劳动力、资本与技术抑制产业结构优化,且劳动力价格扭曲对产业结构优化的负向作用具有显著的区域转移特征,主要由中西部地区转向东部沿海地区。如今中国处于区域经济发展不平衡时期,探究劳动力配置和产业结构机制可以为中西部地区的劳动力发展问题提出针对性的政策建议。作为企业结构优化的重要驱动力,资本可以通过流向企业的创新产业进而改变各部门比例,推进产业结构优化升级,但是资本要素价格高估会通过资本变动效应影响产业结构优化[33]。东西部之间区域金融发展程度的差异造成了西部资本流向东部,进而使中西部地区的资本价格变动不利于产业结构优化[34]。技术的抑制作用主要来源于科技创新的发展,短期内不利于中西部地区的产业结构优化,因此在技术创新的同时需注意环境资源等问题。

(三)控制变量的异质性特征

实证结果表明,政府干预、外商直接投资与科技投入对产业结构优化作用具有显著的异质性特征。其中,政府干预在全国范围内均对产业结构有正向作用,而在东、中部地区内政府干预对产业结构合理化的影响是其对高级化影响的数倍,且在中部的影响较高,其次为东部,最后为西部。政府干预作为重要的经济手段,可以把握经济发展的宏观趋势,在市场失灵时发挥关键作用。
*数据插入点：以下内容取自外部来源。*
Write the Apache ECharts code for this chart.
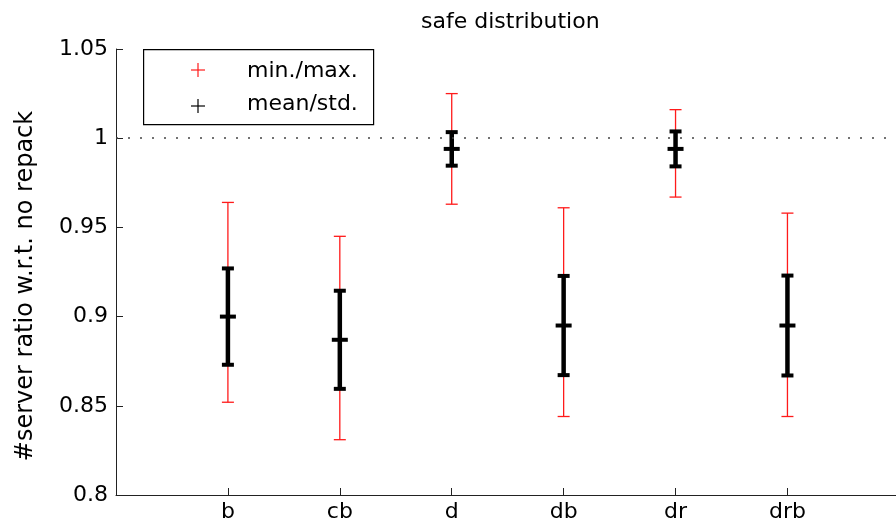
<!DOCTYPE html>
<html lang="en">
<head>
    <meta charset="UTF-8">
    <title>safe distribution</title>
    <script src="https://cdn.jsdelivr.net/npm/echarts@6/dist/echarts.min.js"></script>
    <style>
        html, body { margin: 0; padding: 0; background: #fff; }
        #chart { width: 896px; height: 528px; }
    </style>
</head>
<body>
<div id="chart"></div>
<script>
    // data
    var categories = ['b', 'cb', 'd', 'db', 'dr', 'drb'];
    var minVals  = [0.852, 0.831, 0.963, 0.844, 0.967, 0.844];
    var maxVals  = [0.964, 0.945, 1.025, 0.961, 1.016, 0.958];
    var meanVals = [0.900, 0.887, 0.994, 0.895, 0.994, 0.895];
    var stdVals  = [0.027, 0.0275, 0.0094, 0.0278, 0.0098, 0.028];
    var yTicks = [0.8, 0.85, 0.9, 0.95, 1, 1.05];
    var legendNames = ['min./max.', 'mean/std.'];

    var font = 'DejaVu Sans';

    var rangeData = [];
    var meanData = [];
    for (var i = 0; i < categories.length; i++) {
        rangeData.push([i + 1, minVals[i], maxVals[i]]);
        meanData.push([i + 1, meanVals[i], stdVals[i]]);
    }

    function seg(x1, y1, x2, y2, style) {
        return {type: 'line', shape: {x1: x1, y1: y1, x2: x2, y2: y2}, style: style};
    }

    var chart = echarts.init(document.getElementById('chart'));

    var option = {
        animation: false,
        title: {
            text: 'safe distribution',
            left: 416,
            top: 6,
            textStyle: {fontFamily: font, fontSize: 22, fontWeight: 'normal', color: '#000'}
        },
        // the plot runs on past the right edge of the picture (x = 7 is cut off)
        grid: {left: 116, right: 0, top: 49, bottom: 33},
        xAxis: {
            type: 'value',
            min: 0,
            max: 6.97,
            interval: 1,
            splitLine: {show: false},
            axisLine: {lineStyle: {color: '#222', width: 1}},
            axisTick: {inside: true, length: 7, lineStyle: {color: '#222'}},
            axisLabel: {
                margin: 6,
                fontFamily: font,
                fontSize: 22,
                color: '#000',
                showMaxLabel: false,
                formatter: function (v) {
                    return categories[Math.round(v) - 1] || '';
                }
            }
        },
        yAxis: {
            type: 'value',
            min: 0.8,
            max: 1.05,
            interval: 0.05,
            name: '#server ratio w.r.t. no repack',
            nameLocation: 'middle',
            nameGap: 78,
            nameTextStyle: {fontFamily: font, fontSize: 24, color: '#000', padding: [0, 28, 0, 0]},
            splitLine: {show: false},
            axisLine: {show: true, lineStyle: {color: '#222', width: 1}},
            axisTick: {show: true, inside: true, length: 7, lineStyle: {color: '#222'}},
            axisLabel: {
                margin: 8,
                fontFamily: font,
                fontSize: 22,
                color: '#000',
                formatter: function (v) {
                    var t = String(+v.toFixed(2));
                    return yTicks.indexOf(+t) >= 0 ? t : '';
                }
            }
        },
        series: [
            {
                name: legendNames[0],
                type: 'custom',
                data: rangeData,
                renderItem: function (params, api) {
                    var x = api.value(0);
                    var lo = api.coord([x, api.value(1)]);
                    var hi = api.coord([x, api.value(2)]);
                    var w = 6;
                    var st = {stroke: '#ff1a1a', lineWidth: 1.3};
                    return {
                        type: 'group',
                        children: [
                            seg(lo[0], lo[1], hi[0], hi[1], st),
                            seg(lo[0] - w, lo[1], lo[0] + w, lo[1], st),
                            seg(hi[0] - w, hi[1], hi[0] + w, hi[1], st)
                        ]
                    };
                },
                markLine: {
                    silent: true,
                    symbol: 'none',
                    label: {show: false},
                    lineStyle: {type: [2, 10], color: '#444', width: 1.5},
                    data: [{yAxis: 1}]
                }
            },
            {
                name: legendNames[1],
                type: 'custom',
                data: meanData,
                renderItem: function (params, api) {
                    var x = api.value(0);
                    var m = api.value(1);
                    var s = api.value(2);
                    var lo = api.coord([x, m - s]);
                    var hi = api.coord([x, m + s]);
                    var mid = api.coord([x, m]);
                    var st = {stroke: '#000', lineWidth: 4.5};
                    var cap = {stroke: '#000', lineWidth: 4};
                    return {
                        type: 'group',
                        children: [
                            seg(lo[0], lo[1], hi[0], hi[1], st),
                            seg(lo[0] - 6, lo[1], lo[0] + 6, lo[1], cap),
                            seg(hi[0] - 6, hi[1], hi[0] + 6, hi[1], cap),
                            seg(mid[0] - 8, mid[1], mid[0] + 8, mid[1], cap)
                        ]
                    };
                }
            }
        ],
        graphic: [
            {
                type: 'rect',
                left: 143,
                top: 49,
                shape: {width: 230, height: 75},
                style: {fill: '#fff', stroke: '#000', lineWidth: 1.2},
                z: 10
            },
            {type: 'line', shape: {x1: 191, y1: 70, x2: 205, y2: 70}, style: {stroke: '#ff1a1a', lineWidth: 1.2}, z: 11},
            {type: 'line', shape: {x1: 198, y1: 63, x2: 198, y2: 77}, style: {stroke: '#ff1a1a', lineWidth: 1.2}, z: 11},
            {type: 'line', shape: {x1: 191, y1: 106, x2: 205, y2: 106}, style: {stroke: '#000', lineWidth: 1.2}, z: 11},
            {type: 'line', shape: {x1: 198, y1: 99, x2: 198, y2: 113}, style: {stroke: '#000', lineWidth: 1.2}, z: 11},
            {
                type: 'text', left: 247, top: 60, z: 11,
                style: {text: legendNames[0], fontFamily: font, fontSize: 22, fill: '#000'}
            },
            {
                type: 'text', left: 247, top: 93, z: 11,
                style: {text: legendNames[1], fontFamily: font, fontSize: 22, fill: '#000'}
            }
        ]
    };

    chart.setOption(option);
</script>
</body>
</html>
政府干预可以调控生产要素在各部门之间的流动,提升生产要素配置效率,进而促进产业结构优化。外商直接投资的作用效果具有区域异质性,推动东部地区产业结构优化而抑制中西部地区产业结构优化,主要是由于东部地区的产业发展较完善,外资企业的大量涌入对我国产业链形成了冲击,这将抑制本国企业的技术创新[35];而中西部地区产业发展及创新能力处于初级阶段,外商直接投资可以通过引进新技术、新产品或生产经验促使当地企业改革自身技术[36]。科技投入的影响作用也呈现显著的区域差异性,其中,科技投入可以优化东西部地区产业结构合理化,而抑制中部地区产业结构合理化。各区域科技投入对产业结构高级化均为负向作用,对东部的影响较高,其次为中部,最后为西部,造成这种现象的主要原因为区域间产业结构比率的差异。

五、结论与建议

(一)研究结论

本文采用2007-2018年我国30个省的面板数据,测量了我国要素价格空间特征,并构建计量回归模型,探究生产要素与产业结构优化间的关系及空间分异特征。结果如下:(1)土地、劳动力以及资本要素均存在价格扭曲现象。我国近10年来的土地、劳动力以及资本要素价格的扭曲度均不为1,所以都存在要素价格扭曲,而技术和数据生产要素价格的正向作用逐年显著。(2)各生产要素价格扭曲均对产业结构合理化和高级化造成一定程度的影响。在样本期间内,从整体来看,各要素价格扭曲对产业结构合理化和产业结构高级化均存在一定程度的影响。其中,土地、劳动力、资本的价格扭曲会抑制产业结构高级化,技术进步、数据要素对产业结构高级化具有正向影响。(3)数据要素对产业结构优化具有一定程度的影响,大数据信息技术不仅促进了产业间的优化升级,还有利于各产业向高级化迈进,但对产业结构的优化升级存在区域差异,具体而言,对中部和西部地区的产业结构升级影响要大于对东部地区的影响。

(二)政策建议

基于前述实证分析结果,本文提出以下政策建议:(1)实现要素市场合理定价。构建合理要素市场,对不同要素市场扭曲要做出相应的调整措施,这就需要进一步完善政策体系,保障企业依法平等使用各生产要素,加强市场监管,发挥市场在要素配置中的重要作用。(2)升级传统要素市场。明晰土地产权,推进土地市场一体化建设,加强土地市场化改革;促进劳动力市场一体化,加快劳动力自由流动,增加各行业就业机会;加快推进资本市场开放程度,提高资本的有效流动,减少企业由于资本短缺而造成产业结构优化困境。(3)发展“新”要素市场。鼓励技术进步,以科技创新提高生产率,发展第三产业等服务业,提升各行业科技创新水平,推动产业结构合理化与高级化发展。对于数据要素而言,健全数据权属、公开交易规则,同时也应建立数据与其他生产要素的交易规则,发挥数据要素对产业结构优化的关键作用。(4)分区域对生产要素的价格及其分配机制进行改革。各区域应依据实际经济发展状况,不同程度地推进各要素市场的改革。如对中西部地区应发展和完善传统生产要素市场,促进生产要素优化配置,推进技术创新分享机制,增加资本投入力度;而对东部地区,应大力推进新兴生产要素的改革,完善高端人才流动体系,增强数据、技术的积极作用。